> _PROVIDED MATERIAL_:
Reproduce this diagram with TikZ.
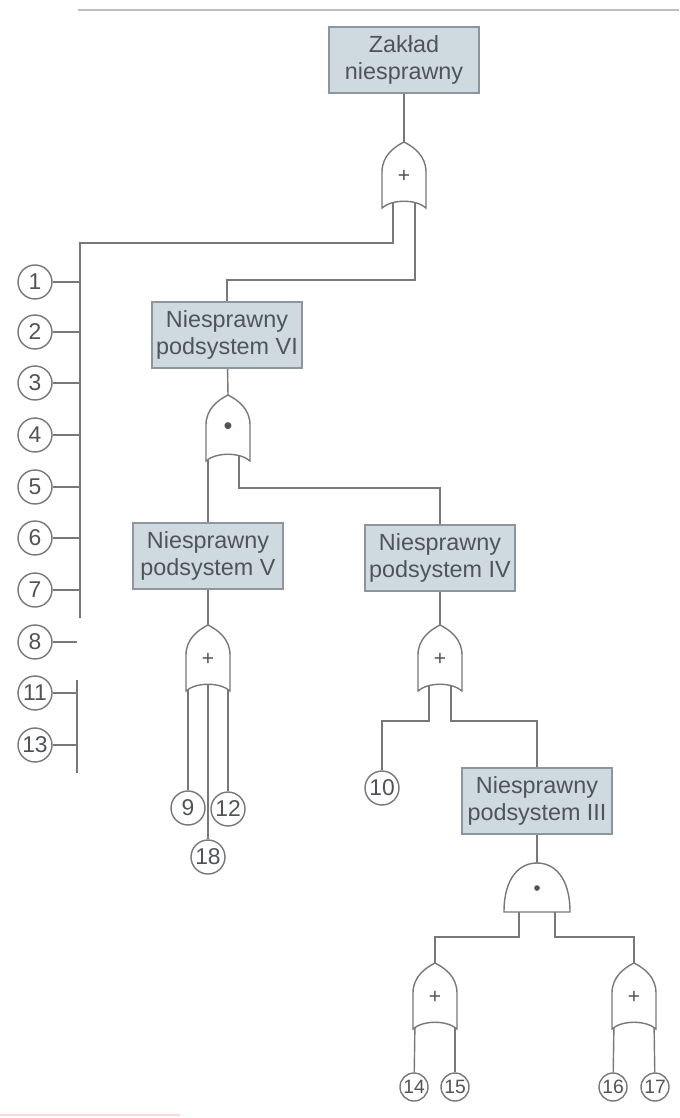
\documentclass[tikz,border=0pt]{standalone}
\usepackage{fontspec}
\setmainfont{Liberation Sans}
\usetikzlibrary{backgrounds}

\definecolor{boxfill}{RGB}{206,218,224}
\definecolor{boxline}{RGB}{140,150,158}
\definecolor{wiregray}{RGB}{120,120,120}
\definecolor{ink}{RGB}{80,84,88}

\begin{document}
\begin{tikzpicture}[x=0.02cm, y=-0.02cm,
    event/.style={draw=boxline, fill=boxfill, line width=0.8pt, text=ink,
        minimum width=3cm, minimum height=1.32cm, align=center, inner sep=2pt,
        font=\fontsize{13.3}{15}\selectfont},
    basic/.style={draw=wiregray, fill=white, circle, line width=0.8pt, text=ink,
        minimum size=0.68cm, inner sep=0pt, font=\fontsize{13}{13}\selectfont},
    small/.style={basic, minimum size=0.56cm, font=\fontsize{11}{11}\selectfont},
    link/.style={draw=wiregray, line width=0.8pt},
    pics/orgate/.style={code={
        \draw[link, fill=white] (-22,66) -- (-22,30) .. controls (-22,14) and (-10,5) .. (0,0)
            .. controls (10,5) and (22,14) .. (22,30) -- (22,66)
            .. controls (12,57) and (-12,57) .. (-22,66) -- cycle;
        \node[text=ink, font=\fontsize{12}{12}\selectfont] at (0,34) {#1};
        \coordinate (-top) at (0,0);
        \coordinate (-ol) at (-20,58);
        \coordinate (-il) at (-11,58);
        \coordinate (-c) at (0,58);
        \coordinate (-ir) at (11,58);
        \coordinate (-or) at (20,58);
    }},
    pics/andgate/.style={code={
        \draw[link, fill=white] (-33,49) .. controls (-33,14) and (-17,0) .. (0,0)
            .. controls (17,0) and (33,14) .. (33,49) -- cycle;
        \fill[ink] (0,25) circle (1.6pt);
        \coordinate (-top) at (0,0);
        \coordinate (-l) at (-18,45);
        \coordinate (-r) at (18,45);
    }},
]
    \useasboundingbox (0,0) rectangle (679,1118);

    % page edges
    \draw[draw=gray!50, line width=0.8pt] (78,10) -- (679,10);
    \draw[draw=red!15, line width=0.8pt] (0,1115) -- (180,1115);

    % events and gates
    \node[event] (Z) at (404,60) {Zakład\\niesprawny};
    \pic (g1) at (404,142) {orgate=+};
    \node[event] (VI) at (227,335) {Niesprawny\\podsystem VI};
    \pic (g2) at (228,395) {orgate={\Large\textbullet}};
    \node[event] (V) at (208,556) {Niesprawny\\podsystem V};
    \pic (g3) at (208,625) {orgate=+};
    \node[event] (IV) at (440,558) {Niesprawny\\podsystem IV};
    \pic (g4) at (440,625) {orgate=+};
    \node[event] (III) at (537,801) {Niesprawny\\podsystem III};
    \pic (g5) at (537,863) {andgate};
    \pic (g6) at (435,963) {orgate=+};
    \pic (g7) at (634,963) {orgate=+};

    % basic events
    \node[basic] (n1) at (35,282) {1};
    \node[basic] (n2) at (35,332) {2};
    \node[basic] (n3) at (35,383) {3};
    \node[basic] (n4) at (35,435) {4};
    \node[basic] (n5) at (35,487) {5};
    \node[basic] (n6) at (35,538) {6};
    \node[basic] (n7) at (35,590) {7};
    \node[basic] (n8) at (35,642) {8};
    \node[basic] (n11) at (35,693) {11};
    \node[basic] (n13) at (35,745) {13};
    \node[basic] (n9) at (188,808) {9};
    \node[basic] (n12) at (228,809) {12};
    \node[basic] (n18) at (208,857) {18};
    \node[basic] (n10) at (382,788) {10};
    \node[small] (n14) at (414,1087) {14};
    \node[small] (n15) at (455,1087) {15};
    \node[small] (n16) at (613,1087) {16};
    \node[small] (n17) at (655,1087) {17};

    \coordinate (b1) at (80,243);
    \coordinate (b2) at (80,618);
    \coordinate (b3) at (77,680);
    \coordinate (b4) at (77,773);
    \coordinate (j1) at (227,280);
    \coordinate (j2) at (440,488);
    \coordinate (j3) at (382,721);
    \coordinate (j4) at (537,721);
    \coordinate (j5) at (435,937);
    \coordinate (j6) at (634,937);

    \begin{scope}[on background layer]
        \draw[link] (Z) -- (g1-top);
        \draw[link] (g1-il) |- (b1) -- (b2);
        \draw[link] (b3) -- (b4);
        \draw[link] (n1) -- (n1 -| b1);
        \draw[link] (n2) -- (n2 -| b1);
        \draw[link] (n3) -- (n3 -| b1);
        \draw[link] (n4) -- (n4 -| b1);
        \draw[link] (n5) -- (n5 -| b1);
        \draw[link] (n6) -- (n6 -| b1);
        \draw[link] (n7) -- (n7 -| b1);
        \draw[link] (n8) -- (n8 -| b3);
        \draw[link] (n11) -- (n11 -| b3);
        \draw[link] (n13) -- (n13 -| b3);

        \draw[link] (g1-ir) |- (j1) -- (VI);
        \draw[link] (VI) -- (g2-top);
        \draw[link] (g2-ol) -- (V);
        \draw[link] (g2-ir) |- (j2) -- (IV);
        \draw[link] (V) -- (g3-top);
        \draw[link] (g3-ol) -- (n9);
        \draw[link] (g3-c) -- (n18);
        \draw[link] (g3-or) -- (n12);
        \draw[link] (IV) -- (g4-top);
        \draw[link] (g4-il) |- (j3) -- (n10);
        \draw[link] (g4-ir) |- (j4) -- (III);
        \draw[link] (III) -- (g5-top);
        \draw[link] (g5-l) |- (j5) -- (g6-top);
        \draw[link] (g5-r) |- (j6) -- (g7-top);
        \draw[link] (g6-ol) -- (n14);
        \draw[link] (g6-or) -- (n15);
        \draw[link] (g7-ol) -- (n16);
        \draw[link] (g7-or) -- (n17);
    \end{scope}
\end{tikzpicture}
\end{document}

> _AIM OF THE TASK_: Without including any pictures, print all of the material exactly as given.

> _SOLUTION FOR THIS PROBLEM_:
Reproduce this diagram with TikZ.
\documentclass[tikz,border=0pt]{standalone}
\usepackage{fontspec}
\setmainfont{Liberation Sans}
\usetikzlibrary{backgrounds}

\definecolor{boxfill}{RGB}{206,218,224}
\definecolor{boxline}{RGB}{140,150,158}
\definecolor{wiregray}{RGB}{120,120,120}
\definecolor{ink}{RGB}{80,84,88}

\begin{document}
\begin{tikzpicture}[x=0.02cm, y=-0.02cm,
    event/.style={draw=boxline, fill=boxfill, line width=0.8pt, text=ink,
        minimum width=3cm, minimum height=1.32cm, align=center, inner sep=2pt,
        font=\fontsize{13.3}{15}\selectfont},
    basic/.style={draw=wiregray, fill=white, circle, line width=0.8pt, text=ink,
        minimum size=0.68cm, inner sep=0pt, font=\fontsize{13}{13}\selectfont},
    small/.style={basic, minimum size=0.56cm, font=\fontsize{11}{11}\selectfont},
    link/.style={draw=wiregray, line width=0.8pt},
    pics/orgate/.style={code={
        \draw[link, fill=white] (-22,66) -- (-22,30) .. controls (-22,14) and (-10,5) .. (0,0)
            .. controls (10,5) and (22,14) .. (22,30) -- (22,66)
            .. controls (12,57) and (-12,57) .. (-22,66) -- cycle;
        \node[text=ink, font=\fontsize{12}{12}\selectfont] at (0,34) {#1};
        \coordinate (-top) at (0,0);
        \coordinate (-ol) at (-20,58);
        \coordinate (-il) at (-11,58);
        \coordinate (-c) at (0,58);
        \coordinate (-ir) at (11,58);
        \coordinate (-or) at (20,58);
    }},
    pics/andgate/.style={code={
        \draw[link, fill=white] (-33,49) .. controls (-33,14) and (-17,0) .. (0,0)
            .. controls (17,0) and (33,14) .. (33,49) -- cycle;
        \fill[ink] (0,25) circle (1.6pt);
        \coordinate (-top) at (0,0);
        \coordinate (-l) at (-18,45);
        \coordinate (-r) at (18,45);
    }},
]
    \useasboundingbox (0,0) rectangle (679,1118);

    % page edges
    \draw[draw=gray!50, line width=0.8pt] (78,10) -- (679,10);
    \draw[draw=red!15, line width=0.8pt] (0,1115) -- (180,1115);

    % events and gates
    \node[event] (Z) at (404,60) {Zakład\\niesprawny};
    \pic (g1) at (404,142) {orgate=+};
    \node[event] (VI) at (227,335) {Niesprawny\\podsystem VI};
    \pic (g2) at (228,395) {orgate={\Large\textbullet}};
    \node[event] (V) at (208,556) {Niesprawny\\podsystem V};
    \pic (g3) at (208,625) {orgate=+};
    \node[event] (IV) at (440,558) {Niesprawny\\podsystem IV};
    \pic (g4) at (440,625) {orgate=+};
    \node[event] (III) at (537,801) {Niesprawny\\podsystem III};
    \pic (g5) at (537,863) {andgate};
    \pic (g6) at (435,963) {orgate=+};
    \pic (g7) at (634,963) {orgate=+};

    % basic events
    \node[basic] (n1) at (35,282) {1};
    \node[basic] (n2) at (35,332) {2};
    \node[basic] (n3) at (35,383) {3};
    \node[basic] (n4) at (35,435) {4};
    \node[basic] (n5) at (35,487) {5};
    \node[basic] (n6) at (35,538) {6};
    \node[basic] (n7) at (35,590) {7};
    \node[basic] (n8) at (35,642) {8};
    \node[basic] (n11) at (35,693) {11};
    \node[basic] (n13) at (35,745) {13};
    \node[basic] (n9) at (188,808) {9};
    \node[basic] (n12) at (228,809) {12};
    \node[basic] (n18) at (208,857) {18};
    \node[basic] (n10) at (382,788) {10};
    \node[small] (n14) at (414,1087) {14};
    \node[small] (n15) at (455,1087) {15};
    \node[small] (n16) at (613,1087) {16};
    \node[small] (n17) at (655,1087) {17};

    \coordinate (b1) at (80,243);
    \coordinate (b2) at (80,618);
    \coordinate (b3) at (77,680);
    \coordinate (b4) at (77,773);
    \coordinate (j1) at (227,280);
    \coordinate (j2) at (440,488);
    \coordinate (j3) at (382,721);
    \coordinate (j4) at (537,721);
    \coordinate (j5) at (435,937);
    \coordinate (j6) at (634,937);

    \begin{scope}[on background layer]
        \draw[link] (Z) -- (g1-top);
        \draw[link] (g1-il) |- (b1) -- (b2);
        \draw[link] (b3) -- (b4);
        \draw[link] (n1) -- (n1 -| b1);
        \draw[link] (n2) -- (n2 -| b1);
        \draw[link] (n3) -- (n3 -| b1);
        \draw[link] (n4) -- (n4 -| b1);
        \draw[link] (n5) -- (n5 -| b1);
        \draw[link] (n6) -- (n6 -| b1);
        \draw[link] (n7) -- (n7 -| b1);
        \draw[link] (n8) -- (n8 -| b3);
        \draw[link] (n11) -- (n11 -| b3);
        \draw[link] (n13) -- (n13 -| b3);

        \draw[link] (g1-ir) |- (j1) -- (VI);
        \draw[link] (VI) -- (g2-top);
        \draw[link] (g2-ol) -- (V);
        \draw[link] (g2-ir) |- (j2) -- (IV);
        \draw[link] (V) -- (g3-top);
        \draw[link] (g3-ol) -- (n9);
        \draw[link] (g3-c) -- (n18);
        \draw[link] (g3-or) -- (n12);
        \draw[link] (IV) -- (g4-top);
        \draw[link] (g4-il) |- (j3) -- (n10);
        \draw[link] (g4-ir) |- (j4) -- (III);
        \draw[link] (III) -- (g5-top);
        \draw[link] (g5-l) |- (j5) -- (g6-top);
        \draw[link] (g5-r) |- (j6) -- (g7-top);
        \draw[link] (g6-ol) -- (n14);
        \draw[link] (g6-or) -- (n15);
        \draw[link] (g7-ol) -- (n16);
        \draw[link] (g7-or) -- (n17);
    \end{scope}
\end{tikzpicture}
\end{document}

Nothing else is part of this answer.